Schlimmer geht immer
Die Aktie der Credit Suisse hat in Reaktion auf die jüngste Beichte über zusätzliche Rückstellungen und Belastungen weniger als 2% eingebüßt. Man könnte daraus den Schluss ziehen, dass die Nachrichten so schlimm ja nicht gewesen sein können. Zudem könnte man die Ansicht vertreten, dass die jüngsten Hiobsbotschaften geradezu harmlos erscheinen – im Vergleich mit dem Desaster der Credit Suisse rund um Archegos, ihr Debakel mit Greensill, dem Fiasko der Bank auf den Bermudas und dem Skandal rund um die „Suisse Secrets“. Ja, könnte man. Aber das wäre schon ein sehr schräger Blick auf die Dinge.

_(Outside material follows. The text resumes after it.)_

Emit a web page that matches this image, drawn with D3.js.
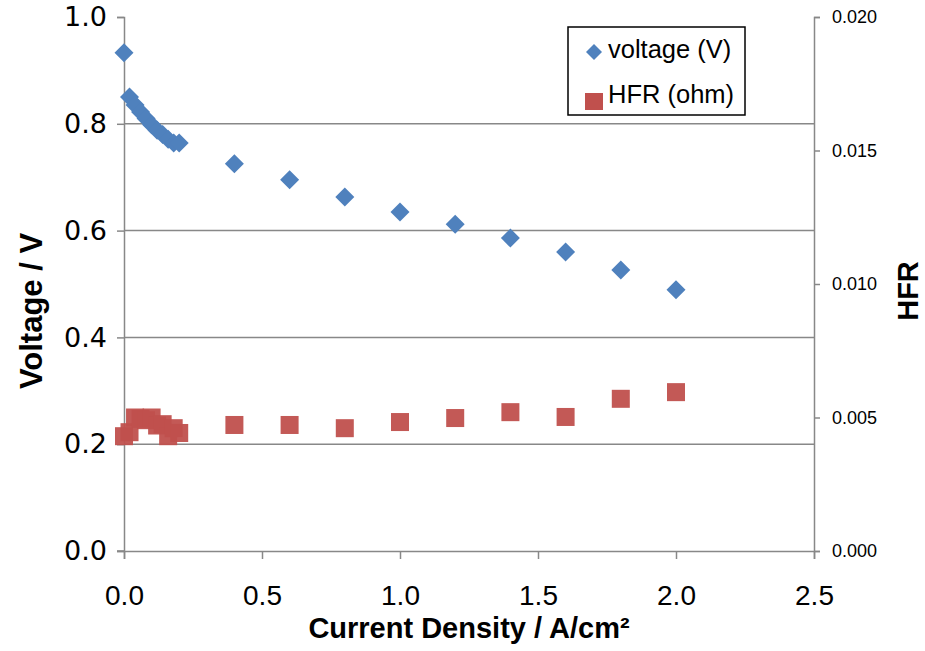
<!DOCTYPE html>
<html>
<head>
<meta charset="utf-8">
<script src="https://cdn.jsdelivr.net/npm/d3@7"></script>
<style>
  body { margin: 0; background: #fff; }
  svg { display: block; }
</style>
</head>
<body>
<svg id="chart"></svg>
<script>
// current density (A/cm2)
var current = [0, 0.02, 0.04, 0.06, 0.08, 0.10, 0.12, 0.14, 0.16, 0.18, 0.20,
               0.4, 0.6, 0.8, 1.0, 1.2, 1.4, 1.6, 1.8, 2.0];
// cell voltage (V)
var voltage = [0.933, 0.850, 0.835, 0.822, 0.810, 0.798, 0.788, 0.780, 0.771, 0.764, 0.764,
               0.725, 0.695, 0.663, 0.635, 0.612, 0.586, 0.560, 0.526, 0.489];
// high frequency resistance (ohm)
var hfr = [0.00430, 0.00445, 0.00500, 0.00495, 0.00490, 0.00500, 0.00470, 0.00475, 0.00430, 0.00460, 0.00442,
           0.00472, 0.00472, 0.00460, 0.00483, 0.00498, 0.00520, 0.00502, 0.00570, 0.00595];

var xTicks = [0, 0.5, 1.0, 1.5, 2.0, 2.5];
var yTicks = [0, 0.2, 0.4, 0.6, 0.8, 1.0];
var y2Ticks = [0, 0.005, 0.010, 0.015, 0.020];

var W = 925, H = 651;
var margin = {top: 17, right: 111, bottom: 100, left: 124};
var width = W - margin.left - margin.right,
    height = H - margin.top - margin.bottom;

var blue = "#4f81bd", red = "#c0504d", grey = "#888888";

var svg = d3.select("#chart").attr("width", W).attr("height", H);
var g = svg.append("g").attr("transform", "translate(" + margin.left + "," + margin.top + ")");

var x = d3.scaleLinear().domain([0, 2.5]).range([0, width]);
var y = d3.scaleLinear().domain([0, 1.0]).range([height, 0]);
var y2 = d3.scaleLinear().domain([0, 0.020]).range([height, 0]);

// gridlines
g.selectAll(".grid").data(yTicks.slice(1, -1)).enter().append("line")
  .attr("x1", 0).attr("x2", width)
  .attr("y1", d => y(d)).attr("y2", d => y(d))
  .attr("stroke", grey).attr("stroke-width", 1.5);

// left axis
var yAxis = g.append("g")
  .call(d3.axisLeft(y).tickValues(yTicks).tickFormat(d3.format(".1f")).tickSize(7).tickPadding(10));
// right axis
var y2Axis = g.append("g").attr("transform", "translate(" + width + ",0)")
  .call(d3.axisRight(y2).tickValues(y2Ticks).tickFormat(d3.format(".3f")).tickSize(6).tickPadding(12));
// bottom axis
var xAxis = g.append("g").attr("transform", "translate(0," + height + ")")
  .call(d3.axisBottom(x).tickValues(xTicks).tickFormat(d3.format(".1f")).tickSize(8).tickPadding(26));
// the bottom axis extends a little left of zero
g.append("line").attr("x1", -7).attr("x2", 0).attr("y1", height).attr("y2", height)
  .attr("stroke", grey).attr("stroke-width", 1.5);

[yAxis, y2Axis, xAxis].forEach(function(a) {
  a.select(".domain").attr("stroke", grey).attr("stroke-width", 1.5);
  a.selectAll(".tick line").attr("stroke", grey).attr("stroke-width", 1.5);
  a.selectAll("text").attr("fill", "#000");
});
yAxis.selectAll("text").style("font-family", "DejaVu Sans").style("font-size", "27px");
y2Axis.selectAll("text").style("font-family", "Liberation Sans").style("font-size", "18px");
xAxis.selectAll("text").style("font-family", "Liberation Sans").style("font-size", "28px");

// HFR squares
var s = 18;
g.selectAll(".hfr").data(current).enter().append("rect")
  .attr("x", (d, i) => x(d) - s / 2)
  .attr("y", (d, i) => y2(hfr[i]) - s / 2)
  .attr("width", s).attr("height", s)
  .attr("fill", red).attr("opacity", 0.95);

// voltage diamonds
var dsz = 9.5;
g.selectAll(".volt").data(current).enter().append("path")
  .attr("d", function(d, i) {
    var cx = x(d), cy = y(voltage[i]);
    return "M" + cx + "," + (cy - dsz) + "L" + (cx + dsz) + "," + cy + "L" + cx + "," + (cy + dsz) + "L" + (cx - dsz) + "," + cy + "Z";
  })
  .attr("fill", blue);

// axis titles
var titleFont = "Liberation Sans";
svg.append("text").attr("x", margin.left + x(1.25)).attr("y", 638)
  .attr("text-anchor", "middle")
  .style("font-family", titleFont).style("font-weight", "bold").style("font-size", "29px")
  .text("Current Density / A/cm²");
svg.append("text").attr("transform", "translate(42,311) rotate(-90)")
  .attr("text-anchor", "middle")
  .style("font-family", titleFont).style("font-weight", "bold").style("font-size", "31px")
  .text("Voltage / V");
svg.append("text").attr("transform", "translate(918,291) rotate(-90)")
  .attr("text-anchor", "middle")
  .style("font-family", titleFont).style("font-weight", "bold").style("font-size", "29px")
  .text("HFR");

// legend
var leg = svg.append("g").attr("transform", "translate(568,27)");
leg.append("rect").attr("width", 177).attr("height", 88)
  .attr("fill", "#fff").attr("stroke", "#000").attr("stroke-width", 1.5);
leg.append("path").attr("d", "M26,17L34,25L26,33L18,25Z").attr("fill", blue);
leg.append("rect").attr("x", 17).attr("y", 66).attr("width", 18).attr("height", 17).attr("fill", red);
leg.append("text").attr("x", 40).attr("y", 31).text("voltage (V)")
  .style("font-family", "Liberation Sans").style("font-size", "25.5px");
leg.append("text").attr("x", 40).attr("y", 76).text("HFR (ohm)")
  .style("font-family", "Liberation Sans").style("font-size", "25.5px");
</script>
</body>
</html>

Denn dass der Aktienkurs gestern nicht noch tiefer gerutscht ist, hat sicherlich damit zu tun, dass die Notierung in den zurückliegenden Monaten – entgegen dem Branchentrend –bereits kräftig eingebüßt hat. Dass es bei den jüngsten Nachrichten um weniger spektakuläre Probleme geht als in der Vergangenheit, ist nicht wirklich beruhigend, sondern vielmehr alarmierend. Denn es dokumentiert, dass der Finanzkonzern nicht nur einige spezifische Belastungen zu bewältigen hat wie Archegos oder Greensill, sondern eben auch an vielen anderen Stellen schwächelt. Ob bei seiner Beteiligung an der Vertriebsplattform Allfunds, deren Wert korrigiert werden muss, ob im operativen Geschäft – wenn das Management etwa gestehen muss, dass das Ergebnis schlicht auch „durch eine geringere Geschäftstätigkeit“ gelitten hat.
Die Tatsache, dass zu den alten Lasten nun neue alte Lasten (Rückstellungen für Rechtsstreits vor mehr als zehn Jahren) und neue neue Lasten (Rückstellungen wegen Kreditrisiken infolge des Ukraine-Kriegs) hinzukommen, dürfte das Vertrauen in den Neuanfang im apostrophierten „Übergangsjahr“ weiter erodieren lassen. Analysten sorgen sich, dass sich die Lage der Bank weiter verschlechtern könnte – schlimmer geht immer.
Aktionärsvertreter rebellieren zusehends gegen das Management. Dem wird vorgeworfen, dass es nicht nur die Bank, sondern auch die Erwartungen am Markt schlecht steuert. Konzernchef Thomas Gottstein hatte zuletzt von einem soliden Geschäftsverlauf in den ersten zwei Monaten gesprochen. Zudem hatte er mit Blick auf das Engagement in Russland beruhigt („gut verwaltet“, „geeignete Systeme, um auf Risiken zu reagieren“). Die Führung der Bank muss aufpassen, dass sie sich mit derlei Ansagen nicht in eine Spirale des „overpromising and underperforming“ begibt, die es ihr irgendwann unmöglich macht, das Vertrauen der Aktionäre zurückzugewinnen.